(Tunis) – La Tunisie a encore connu une régression en termes de droits humains et d’état de droit au cours de l’année 2023, en l’absence de réels contrepouvoirs face au pouvoir du président Kais Saied, a déclaré Human Rights Watch aujourd’hui dans son Rapport mondial 2024. Le gouvernement a pris de nouvelles mesures pour étouffer la libre expression, poursuivre des dissidents et réprimer des migrants et demandeurs d’asile.
« Au cours de l’année écoulée, le président Saied a fait emprisonner des dizaines de ses opposants et détracteurs, alimenté le racisme et la xénophobie à l’encontre des migrants et réfugiés noirs et menacé les activités de la société civile », a déclaré Salsabil Chellali, directrice pour la Tunisie à Human Rights Watch. « L’emprisonnement de dissidents et l’assujettissement de la justice sont plus poussés aujourd’hui qu’ils ne l’ont jamais été depuis la révolution de 2011. »
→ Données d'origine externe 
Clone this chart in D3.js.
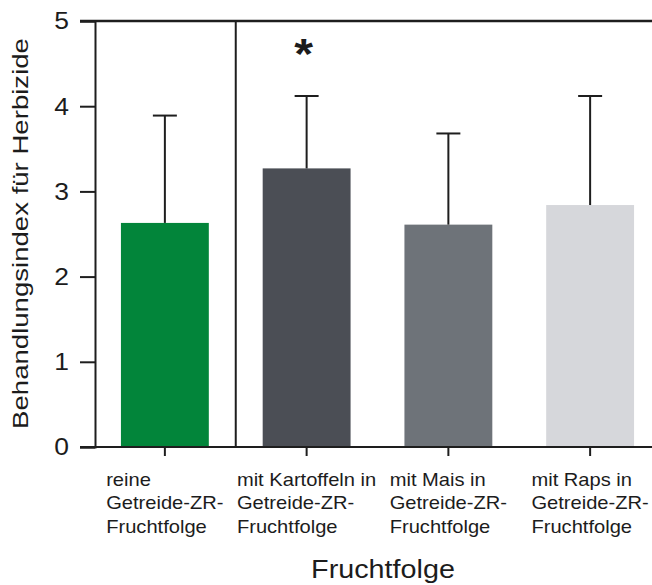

Dans son Rapport mondial 2024, sa 34e édition qui compte 740 pages, Human Rights Watch analyse les pratiques en matière de droits humains dans plus de 100 pays. Dans son essai introductif, la directrice exécutive Tirana Hassan affirme que 2023 a été une année lourde de conséquences, non seulement à cause de la répression des droits humains et des atrocités liées aux conflits armés, mais aussi en raison de l’indignation sélective et de la diplomatie transactionnelle. Ces pratiques gouvernementales, indique-t-elle, ont profondément porté atteinte aux droits de tous ceux restés en marge de « deals » inavoués. Une voie différente et porteuse d’espoir est possible, affirme-t-elle cependant, appelant les gouvernements à rester cohérents en respectant leurs obligations en matière de droits humains.
À partir de février, les autorités tunisiennes ont multiplié les arrestations et les poursuites judiciaires politiquement motivées à l’encontre de figures de l’opposition de diverses tendances politiques, d’avocats, d’activistes et de journalistes. Au moins une quarantaine d’opposants ou d’individus jugés critiques envers les autorités étaient derrière les barreaux au mois de décembre, la plupart inculpés de « conspiration contre la sécurité de l’État » ou d’accusations douteuses liées au terrorisme, souvent pour la simple raison qu’ils se sont exprimés ou ont milité pacifiquement.
Les autorités tunisiennes ont continué de porter atteinte à l’indépendance judiciaire en ciblant des avocats parce qu’ils défendaient leurs clients ou exprimaient leur opinion, et en ignorant une décision judiciaire de 2022 qui ordonnait de réintégrer des juges arbitrairement limogés par le président Saied. Au moins 27 avocats étaient poursuivis devant la justice civile ou militaire au mois de septembre.
Les autorités se sont également servies d’un récent décret-loi sur la cybercriminalité, qui inflige de lourdes peines de prison pour la diffusion de « fausses nouvelles » et de « rumeurs » sur Internet, pour, de façon arbitraire, placer en détention, poursuivre ou enquêter sur au moins 21 personnes pour des délits d’expression ; dans un cas, la personne est poursuivie devant la justice militaire.
Après des déclarations publiques de Saied en février, qui mettaient en relation les migrants africains noirs sans papiers, la criminalité ainsi qu’une supposée conspiration visant à changer la composition démographique du pays, les étrangers africains noirs ont subi un déferlement d’agressions par des citoyens tunisiens.
Tout au long de l’année, la police, l’armée et la garde nationale tunisiennes, y compris les garde-côtes, ont commis de graves abus à l’encontre de migrants, réfugiés et demandeurs d’asile africains noirs, notamment des passages à tabac, l’usage d’une force excessive, quelques cas de torture, des arrestations et détentions arbitraires, des expulsions collectives vers des régions frontalières dangereuses et des actions en mer périlleuses lors d’interceptions d’embarcations. D’après le Haut-Commissariat des Nations Unies aux droits de l’homme, rien qu’en juillet et août, quelque 2 000 migrants et demandeurs d’asile, y compris des femmes et des enfants, ont été expulsés aux frontières tunisiennes avec la Libye et l’Algérie.